N’avez-vous jamais été interpellé par quelqu’un, entre la poire et le fromage ou entre l’église et le bistrot, éructant du haut d’une indignation apparente : « Comment osez-vous vous plaindre du prix du pain alors que des enfants syriens meurent torturés et gazés » ? Un sentiment de gène, voire de honte, vous saisit alors à la conscience. Que représente, en effet, le prix d’une baguette en face d’un enfant, mort sous l’effet du gaz asphyxiant ou à qui un tortionnaire arrache les ongles ? Vous culpabilisez alors de la petitesse, de la médiocrité, de l’égoïsme de vos préoccupations.

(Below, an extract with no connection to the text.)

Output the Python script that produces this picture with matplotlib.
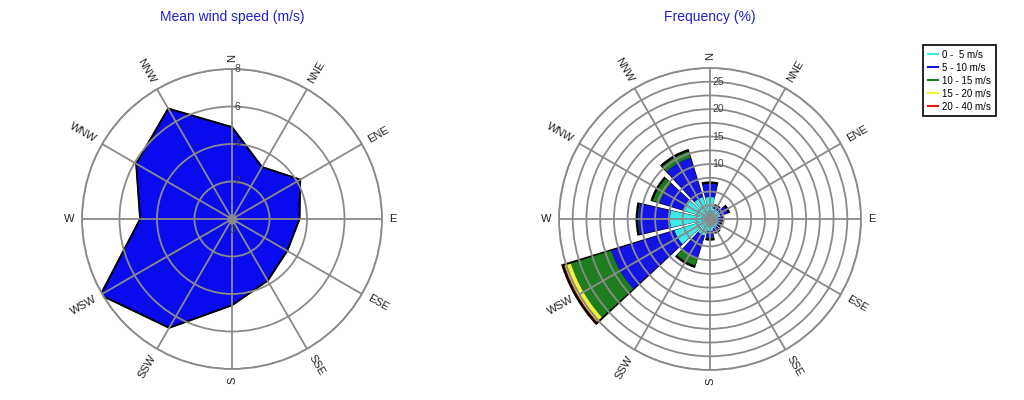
import numpy as np
import matplotlib
matplotlib.use("Agg")
import matplotlib.pyplot as plt
from matplotlib.lines import Line2D
from matplotlib import transforms

plt.rcParams['font.family'] = ['Liberation Sans', 'DejaVu Sans']

# ---- data ----
directions = ['N', 'NNE', 'ENE', 'E', 'ESE', 'SSE', 'S', 'SSW', 'WSW', 'W', 'WNW', 'NNW']
bearings = [0, 30, 60, 90, 120, 150, 180, 210, 240, 270, 300, 330]

mean_speed = [4.9, 3.2, 4.2, 3.6, 3.4, 3.8, 4.6, 6.7, 8.1, 4.9, 5.9, 6.8]

speed_classes = ['0 -  5 m/s', '5 - 10 m/s', '10 - 15 m/s', '15 - 20 m/s', '20 - 40 m/s']
freq_0_5 = [4.0, 2.0, 2.0, 1.6, 1.6, 1.8, 2.2, 3.2, 6.8, 7.3, 5.2, 4.2]
freq_5_10 = [2.4, 0.4, 1.4, 0.5, 0.3, 0.6, 1.2, 4.4, 12.1, 5.7, 4.4, 7.5]
freq_10_15 = [0.0, 0.0, 0.0, 0.0, 0.0, 0.0, 0.1, 1.3, 7.7, 0.1, 1.3, 1.2]
freq_15_20 = [0.0, 0.0, 0.0, 0.0, 0.0, 0.0, 0.0, 0.0, 1.2, 0.0, 0.0, 0.0]
freq_20_40 = [0.0, 0.0, 0.0, 0.0, 0.0, 0.0, 0.0, 0.0, 0.1, 0.0, 0.0, 0.0]

speed_rings = [2, 4, 6, 8]
freq_rings = [2.5, 5, 7.5, 10, 12.5, 15, 17.5, 20, 22.5, 25, 27.5]
freq_ring_labels = {10: '10', 15: '15', 20: '20', 25: '25'}

class_colors = ['#3CEAEA', '#1414E6', '#1E7D1E', '#F2F23C', '#E61414']
grid_col = '#8A8A8A'
title_col = '#2020D0'

W, H = 1024, 400
fig = plt.figure(figsize=(W / 100, H / 100), dpi=100)


def make_axes(cx, cy, r):
    ax = fig.add_axes([(cx - r) / W, (H - cy - r) / H, 2 * r / W, 2 * r / H], projection='polar')
    ax.set_theta_zero_location('N')
    ax.set_theta_direction(-1)
    ax.set_axisbelow(False)
    ax.set_thetagrids(bearings, labels=[''] * len(bearings))
    ax.grid(True, color=grid_col, lw=1.3)
    ax.spines['polar'].set_color(grid_col)
    ax.spines['polar'].set_linewidth(1.3)
    ax.set_facecolor('white')
    return ax


def dir_labels(ax, rmax):
    for lab, b in zip(directions, bearings):
        ang = (90 - b) % 180
        if ang > 90:
            ang -= 180
        if b in (0, 180):
            ang = 90
        ha = 'left' if b < 180 else 'right'
        ax.text(np.deg2rad(b), rmax * 1.05, lab, ha=ha, va='center',
                rotation=ang, rotation_mode='anchor', fontsize=8,
                color='#202020', clip_on=False)


# ---- left: mean wind speed ----
ax1 = make_axes(232, 219, 150)
rmax1 = 8
ax1.set_rgrids(speed_rings, labels=[''] * len(speed_rings))
th = np.deg2rad(bearings + [bearings[0]])
rv = mean_speed + [mean_speed[0]]
ax1.fill(th, rv, color='#0A0AEE', zorder=1)
ax1.plot(th, rv, color='black', lw=1.4, zorder=1.5)
ax1.set_ylim(0, rmax1)
off1 = transforms.offset_copy(ax1.transData, fig=fig, x=2.5, y=0, units='dots')
for r in [0] + speed_rings:
    if r == 0:
        o = transforms.offset_copy(ax1.transData, fig=fig, x=0, y=-11, units='dots')
        ax1.text(0, 0, '0', transform=o, ha='center', va='center', fontsize=7.5, color='#404040')
    else:
        ax1.text(0, r, str(r), transform=off1, ha='left', va='center', fontsize=7.5, color='#404040')
ax1.plot([0], [0], 'o', color=grid_col, ms=6, zorder=4)
dir_labels(ax1, rmax1)
fig.text(232 / W, 1 - 17 / H, 'Mean wind speed (m/s)', ha='center', va='center',
         fontsize=10, color=title_col)

# ---- right: frequency ----
ax2 = make_axes(710, 219, 151)
rmax2 = 27.5
ax2.set_rgrids(freq_rings, labels=[''] * len(freq_rings))
theta = np.deg2rad(bearings)
series = [freq_0_5, freq_5_10, freq_10_15, freq_15_20, freq_20_40]
total = np.sum(np.array(series), axis=0)
ax2.bar(theta, total + 0.45, width=np.deg2rad(26), bottom=0, color='black',
        zorder=0.9, clip_on=False)
bottom = np.zeros(len(bearings))
for vals, col in zip(series, class_colors):
    v = np.array(vals)
    ax2.bar(theta, v, width=np.deg2rad(24.5), bottom=bottom, color=col,
            edgecolor='none', zorder=1, clip_on=False)
    bottom = bottom + v
ax2.set_ylim(0, rmax2)
off2 = transforms.offset_copy(ax2.transData, fig=fig, x=2.5, y=0, units='dots')
for r, lab in freq_ring_labels.items():
    ax2.text(0, r, lab, transform=off2, ha='left', va='center', fontsize=7.5, color='#404040')
ax2.plot([0], [0], 'o', color=grid_col, ms=7, zorder=4)
dir_labels(ax2, rmax2)
fig.text(710 / W, 1 - 17 / H, 'Frequency (%)', ha='center', va='center',
         fontsize=10, color=title_col)

# ---- legend ----
handles = [Line2D([0], [0], color=c, lw=1.5) for c in class_colors]
leg = fig.legend(handles, speed_classes, loc='upper left',
                 bbox_to_anchor=(923 / W, 1 - 45 / H), borderaxespad=0,
                 fontsize=7, handlelength=1.0, handletextpad=0.5,
                 labelspacing=0.3, borderpad=0.5, fancybox=False,
                 framealpha=1, edgecolor='black')
leg.get_frame().set_linewidth(1.2)

fig.savefig('out.png', dpi=100, facecolor='white')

Au lieu de battre votre coulpe, demandez-vous de quel point de vue vous invective votre interlocuteur. Soit, dans la plupart des cas, il est lui-même complètement extérieur au problème de la Syrie, ou du problème auquel il fait allusion, et prend l’attitude facile du contempteur, bien à l’abri des horreurs dont il vous parle et qu’il pense être, sans aucune preuve et avec un à-priori suspect, absentes de vos préoccupations. Soit, dans des cas rares, il est partie prenante et impliqué dans les problèmes dont il vous parle. Dans ce cas, son implication même lui pose des œillères sur les préoccupations d’autrui, lui cache le monde extérieur et l’empêche de comprendre que le prix du pain peut être une question vitale pour celui qui vit dans la rue. Cela n’empêche nullement les nantis de trouver quelques motifs de se plaindre ou de simuler l’indignation à bon compte et sans aucune pudeur. Mais il y a peu de chance que ce soit votre cas.